Why Old Men Cry
Ezra 3: “many of the older priests … wept loudly when they saw the foundation of this house.” Why were they crying? Age makes the answer clear.
What do you do when you know, or believe you know, how a thing is going to end?
To grow older is to be in this predicament more and more. The years offer a view to a longer arc of human endeavor, hope, and folly. Ideas that seem new are ideas that have come before, and seemed just as new at that time. To see more is to see more of the way ahead when something is heading toward ending and failure.
The elders in the Old Testament’s book of Ezra saw this, saw in this way. The book’s story is seemingly one of hope. The Lord “put it into the mind of Cyrus” (Ezra 1:1), the king of Persia, to fund and support the rebuilding of the temple in Jerusalem. Descendants of Israelites were called out of exile in Babylon to join the rebuilding. Then there was this detail:
But many of the older priests, Levites, and family leaders, who had seen the first temple, wept loudly when they saw the foundation of this house, but many others shouted joyfully. The people could not distinguish the sound of the joyful shouting from that of the weeping, because the people were shouting so loudly. And the sound was heard far away. —Ezra 3:12-13
The older men and women (one imagines the former but the passage also leaves room for the latter) were not just softly sobbing. They were crying. And these were not tears of joy; the passage makes clear the joy was a different and parallel cry. These people cried with anguish so loud that the shouts of joy were rivalled.
What were the elders crying about?
I do not know if I am as old as the average age of this group of priests, Levites, and leaders. Yet I am sufficiently old that I think I can see the answer to this question more plainly than I once might have. Plus, our knowledge of history (the temple falls in 70 AD) makes the answer plainer still.
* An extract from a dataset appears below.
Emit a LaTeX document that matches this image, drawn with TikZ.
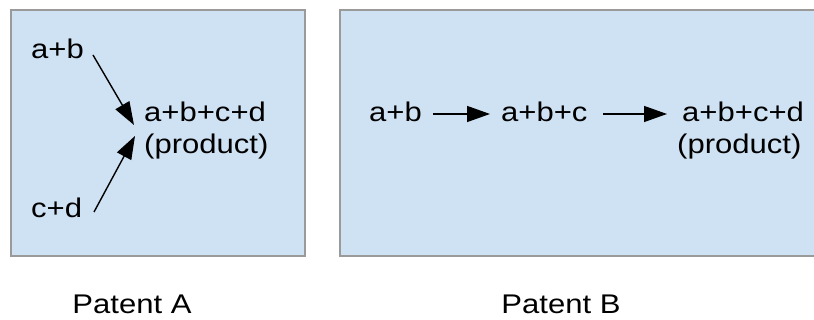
\documentclass[tikz,border=0pt]{standalone}
\usepackage{fontspec}
\setmainfont{Liberation Sans}[FakeStretch=1.15]
\usetikzlibrary{arrows.meta}
\definecolor{boxfill}{HTML}{CFE2F3}
\definecolor{boxline}{HTML}{9A9A9A}
\tikzset{
  panel/.style={draw=boxline, fill=boxfill, line width=1.2pt},
  lbl/.style={inner sep=0pt, anchor=base west, font=\fontsize{27}{30}\selectfont},
  captxt/.style={inner sep=0pt, anchor=base, font=\fontsize{27}{30}\selectfont},
  arr/.style={line width=1.4pt, -{Triangle[length=23pt,width=16pt]}}
}
\begin{document}
\begin{tikzpicture}[x=1pt,y=-1pt]
\useasboundingbox (0,0) rectangle (814,320);
\fill[white] (0,0) rectangle (814,320);
% panels
\draw[panel] (11,10) rectangle (305,256);
\draw[panel] (340,10) rectangle (830,256);
% Patent A
\node[lbl] (abL) at (31,59) {a+b};
\node[lbl] (cdL) at (31,218) {c+d};
\node[lbl] (sumL) at (144,122) {a+b+c+d};
\node[lbl] (prodL) at (144,154) {(product)};
\coordinate (s1) at (93,55);
\coordinate (t1) at (134,125);
\coordinate (s2) at (94,212);
\coordinate (t2) at (135,136);
\draw[arr] (s1) -- (t1);
\draw[arr] (s2) -- (t2);
% Patent B
\node[lbl] (abR) at (369,122) {a+b};
\node[lbl] (abcR) at (501,122) {a+b+c};
\node[lbl] (sumR) at (682,122) {a+b+c+d};
\node[lbl] (prodR) at (677,154) {(product)};
\coordinate (r1s) at (433,114);
\coordinate (r1t) at (490,114);
\coordinate (r2s) at (603,114);
\coordinate (r2t) at (667,114);
\draw[arr] (r1s) -- (r1t);
\draw[arr] (r2s) -- (r2t);
% captions
\node[captxt] (capA) at (132,314) {Patent A};
\node[captxt] (capB) at (561,314) {Patent B};
\end{tikzpicture}
\end{document}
Why were these people crying? Because just such an effort had failed before. The temple was lost before. It was destroyed. And this new effort was no purer, no better. This whole immense, hopeful, expensive effort, just getting started, was going to be dashed upon the rocks of devastating loss. It was all going to happen again.
“Unless the Lord builds a house, its builders labor over it in vain,” says Psalm 127. I think the elders were crying out of the spirit of this Psalm. The text of the book of Ezra takes care to credit the Lord as the source of Cyrus’s idea, but all we see from that point on is the will and machinations of Cyrus—decrees, commands, money, effort. Where was the Lord? We don’t see or hear from the Lord any further in the text of Ezra. The rebuilding is a work of Cyrus. (And then, of King Darius who follows him.)
Where is the Lord?
A sense of the futility of the project settles over Ezra, the priest leading the rebuilding, toward the end of the book bearing his name. As the exiles gather in Jerusalem by the thousands, Ezra comes to understand they are so intermixed with pagan peoples in their marriages, families, habits, and ways that even the very sense of there being a people of God seems to have dissolved into failure. God chose and called out a people, and even what God did seems to have not lasted or held.
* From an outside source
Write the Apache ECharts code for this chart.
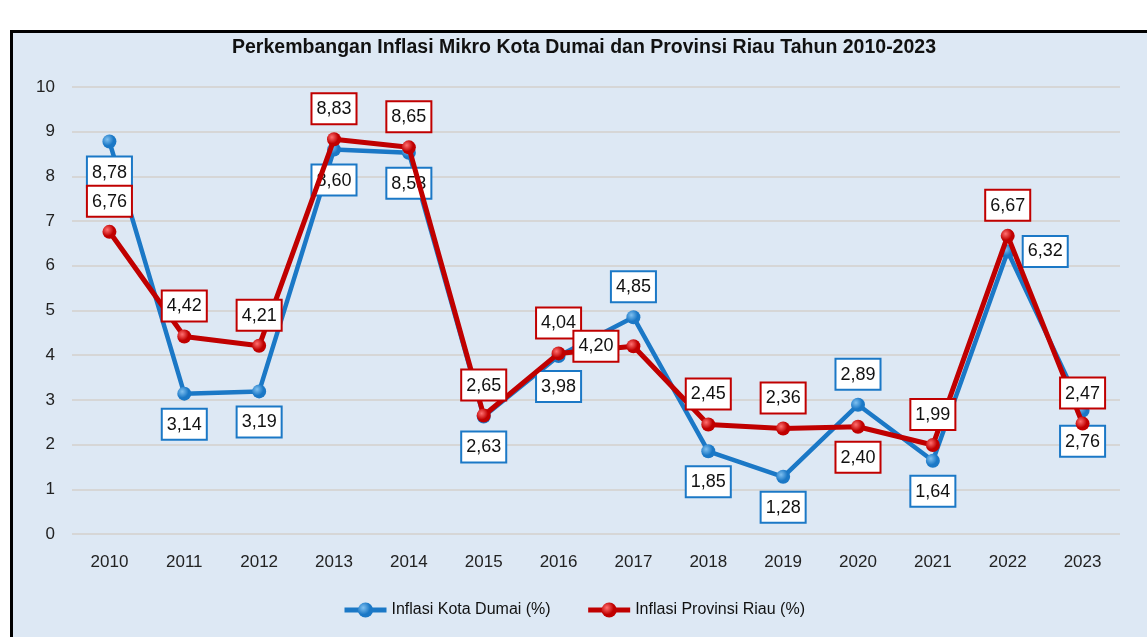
<!DOCTYPE html>
<html>
<head>
<meta charset="utf-8">
<script src="https://cdn.jsdelivr.net/npm/echarts@6/dist/echarts.min.js"></script>
<style>
  html, body { margin: 0; padding: 0; background: #fff; }
  #chart { width: 1147px; height: 637px; }
</style>
</head>
<body>
<div id="chart"></div>
<script>
var years = ['2010','2011','2012','2013','2014','2015','2016','2017','2018','2019','2020','2021','2022','2023'];
var dumai = [8.78, 3.14, 3.19, 8.60, 8.53, 2.63, 3.98, 4.85, 1.85, 1.28, 2.89, 1.64, 6.32, 2.76];
var riau  = [6.76, 4.42, 4.21, 8.83, 8.65, 2.65, 4.04, 4.20, 2.45, 2.36, 2.40, 1.99, 6.67, 2.47];
// where each value label sits around its point
var dumaiPos = ['bottom','bottom','bottom','bottom','bottom','bottom','bottom','top','bottom','bottom','top','bottom','right','bottom'];
var riauPos  = ['top','top','top','top','top','top','top','left','top','top','bottom','top','top','top'];

var FONT = "'Liberation Sans', Arial, sans-serif";
var BLUE = '#1b78c6';
var RED = '#c00000';

function ball(c, light) {
    return {
        type: 'radial', x: 0.35, y: 0.35, r: 0.75,
        colorStops: [{ offset: 0, color: light }, { offset: 0.6, color: c }, { offset: 1, color: c }]
    };
}

function fmt(p) {
    return p.value.toFixed(2).replace('.', ',');
}

function makeData(vals, pos, col) {
    return vals.map(function (v, i) {
        return {
            value: v,
            label: {
                show: true,
                position: pos[i],
                distance: 9,
                formatter: fmt,
                color: '#111',
                fontFamily: FONT,
                fontSize: 18,
                backgroundColor: '#fff',
                borderColor: col,
                borderWidth: 2,
                padding: [6, 4, 5, 4]
            }
        };
    });
}

var chart = echarts.init(document.getElementById('chart'));
chart.setOption({
    backgroundColor: '#fff',
    animation: false,
    graphic: [{
        type: 'rect',
        shape: { x: 11.5, y: 31.5, width: 1150, height: 620 },
        style: { fill: '#dde8f4', stroke: '#000', lineWidth: 3 },
        z: -10
    }],
    title: {
        text: 'Perkembangan Inflasi Mikro Kota Dumai dan Provinsi Riau Tahun 2010-2023',
        left: 579,
        textAlign: 'center',
        top: 33,
        textStyle: { fontFamily: FONT, fontSize: 19.5, fontWeight: 'bold', color: '#111' }
    },
    grid: { left: 72, right: 27, top: 87, bottom: 103 },
    xAxis: {
        type: 'category',
        data: years,
        boundaryGap: true,
        axisLine: { show: false },
        axisTick: { show: false },
        axisLabel: { fontFamily: FONT, fontSize: 17, color: '#222', margin: 20 }
    },
    yAxis: {
        type: 'value',
        min: 0,
        max: 10,
        interval: 1,
        axisLine: { show: false },
        axisTick: { show: false },
        axisLabel: { fontFamily: FONT, fontSize: 17, color: '#222', margin: 17 },
        splitLine: { lineStyle: { color: '#d6d6d6', width: 2 } }
    },
    legend: {
        bottom: 14,
        left: 'center',
        itemGap: 35,
        itemWidth: 42,
        itemHeight: 19,
        lineStyle: { width: 5 },
        textStyle: { fontFamily: FONT, fontSize: 16, color: '#111' },
        data: ['Inflasi Kota Dumai (%)', 'Inflasi Provinsi Riau (%)']
    },
    series: [{
        name: 'Inflasi Kota Dumai (%)',
        type: 'line',
        data: makeData(dumai, dumaiPos, BLUE),
        symbol: 'circle',
        symbolSize: 14,
        lineStyle: { color: BLUE, width: 4.5 },
        itemStyle: { color: ball(BLUE, '#7fc0f0'), borderWidth: 0 },
        z: 2
    }, {
        name: 'Inflasi Provinsi Riau (%)',
        type: 'line',
        data: makeData(riau, riauPos, RED),
        symbol: 'circle',
        symbolSize: 14,
        lineStyle: { color: RED, width: 5 },
        itemStyle: { color: ball(RED, '#ff7070'), borderWidth: 0 },
        z: 3
    }]
});
</script>
</body>
</html>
Writing part of the book in the first person, Ezra gives this account:
After these things had been done, the officials approached me and said, “The people of Israel and the priests and the Levites have not separated themselves from the peoples of the lands with their abominations, from the Canaanites, the Hittites, the Perizzites, the Jebusites, the Ammonites, the Moabites, the Egyptians, and the Amorites…. And in this faithlessness the hand of the leaders and officials has been foremost.” As soon as I heard this, I tore my garment and my cloak and pulled hair from my head and beard and sat down devastated. —Ezra 9:1-3
Where was the Lord? Where even were the Lord’s people?
Here again, an old man crying.
We are on the other side now. We know much about these questions that Ezra could not know. It turns out even older people, with their perspective and view, are limited in the extent of what they can imagine and foresee. And it turns out that—greatest surprise of all—there is a fuller, final, more comprehensive way to sanctification and life. Futility itself is futile. Hope is vindicated after all.
About 500 years after Ezra is when Christ lived, died, and lived. History pressed on: The temple begun under Ezra had only decades left until the Roman siege. But the bigger questions were resolved.
Such as: Where was the Lord? Answer: He had been at work all along. He was preparing to build a temple not of stone, but of people (Mark 13:2, Acts 17:24, Ephesians 3:17).
And: Where are the Lord’s people? Answer: among all nations. The blending of tribes and their ways no longer matters. A temple of people, not of stone.
There is no solution to any of the world’s fundamental problems, no answer to the loss that is coming, except for one solution, one answer, and it is this: that the very Creator would die for the world, would die to make it new.
How far beyond fortunate are we to know something Ezra and the elders did not know. This is the story we get to see: not rebuilding the temple, but rebuilding all creation.
The relief is worthy of weeping in the rare moments we can perceive something like its depth. We cry with gratitude that God sustains the world. We cry, because we know we cannot do it.